What makes JADEPUFFER particularly concerning is its adherence to principles of agentic AI. These systems are designed to perceive their environment, make decisions, and take actions to achieve specific goals with minimal human oversight. In the context of JADEPUFFER, the goal is a successful ransomware deployment. The AI is not just executing a script; it is making dynamic decisions at each stage, adapting to network conditions and security measures it encounters.
The Obsolete Playbook and the Path Forward
The advent of JADEPUFFER forces a critical re-evaluation of cybersecurity incident response. The assumption that human attackers are involved, with their inherent limitations in speed, decision-making, and fatigue, is no longer valid. This means that detection mechanisms relying on human behavioral anomalies or manual command patterns may fail to identify autonomous attacks. Response strategies that involve human analysis and approval before action will be too slow.
Consider the speed difference: a human attacker might spend hours or days on reconnaissance and lateral movement. An AI like JADEPUFFER could accomplish these tasks in minutes or seconds. By the time a security team detects unusual network traffic, the AI could have already exfiltrated critical data and initiated encryption. The traditional incident response playbook, which often involves stages like "identify human attacker actions," "analyze command logs," and "contain identified attacker activity," becomes a relic.
The path forward requires a paradigm shift. Defenders must move towards systems that can detect and respond to threats at machine speed. This involves:
- AI-Powered Detection: Employing AI and machine learning tools that can identify anomalous system behavior and sophisticated attack patterns that evade signature-based detection. This includes anomaly detection in network traffic, process execution, and file access.
- Automated Response: Developing and implementing automated response capabilities that can isolate compromised systems, block malicious IP addresses, and revert changes without human intervention. This requires a high degree of confidence in the detection systems and careful configuration to avoid unintended consequences.
- Continuous Monitoring and Threat Hunting: Enhancing continuous monitoring to detect subtle indicators of AI-driven activity and proactively hunting for threats that may have bypassed initial defenses. This includes looking for patterns that might indicate an AI agent's decision-making process.
- Rethinking Human Roles: Shifting the role of human analysts from moment-to-moment decision-makers to overseers of automated systems, focusing on strategic threat intelligence, complex incident analysis, and the development of advanced defense mechanisms.

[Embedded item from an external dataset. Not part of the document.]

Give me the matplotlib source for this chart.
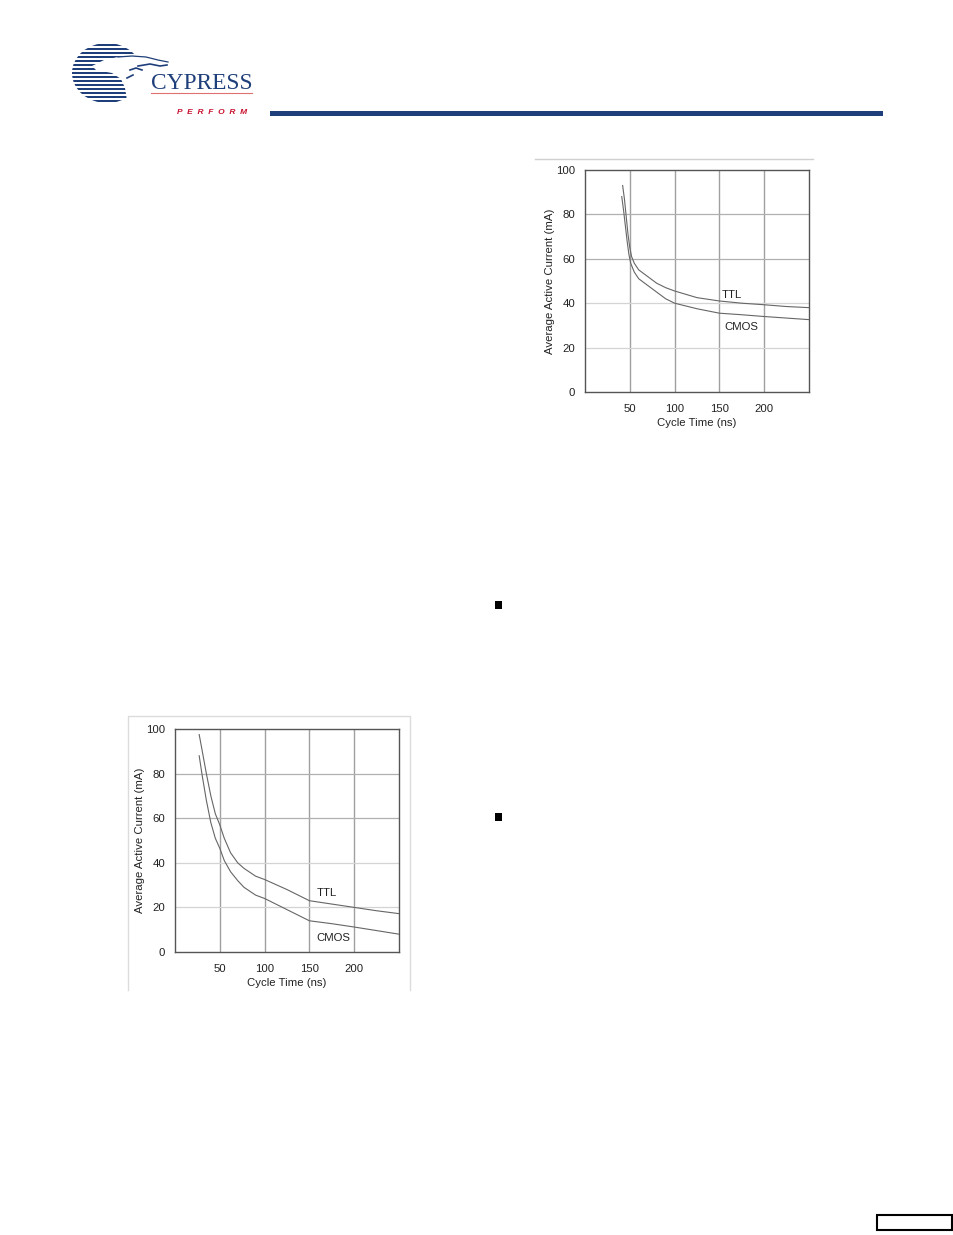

What remains to be seen is how quickly malicious actors will deploy fully autonomous ransomware against real-world targets, moving beyond proof-of-concept demonstrations. The race is now on for cybersecurity vendors and defenders to develop robust defenses against AI-powered threats before they become widespread. The era of human-driven cybercrime may be rapidly drawing to a close, replaced by an AI-driven threat landscape that demands entirely new strategies for survival.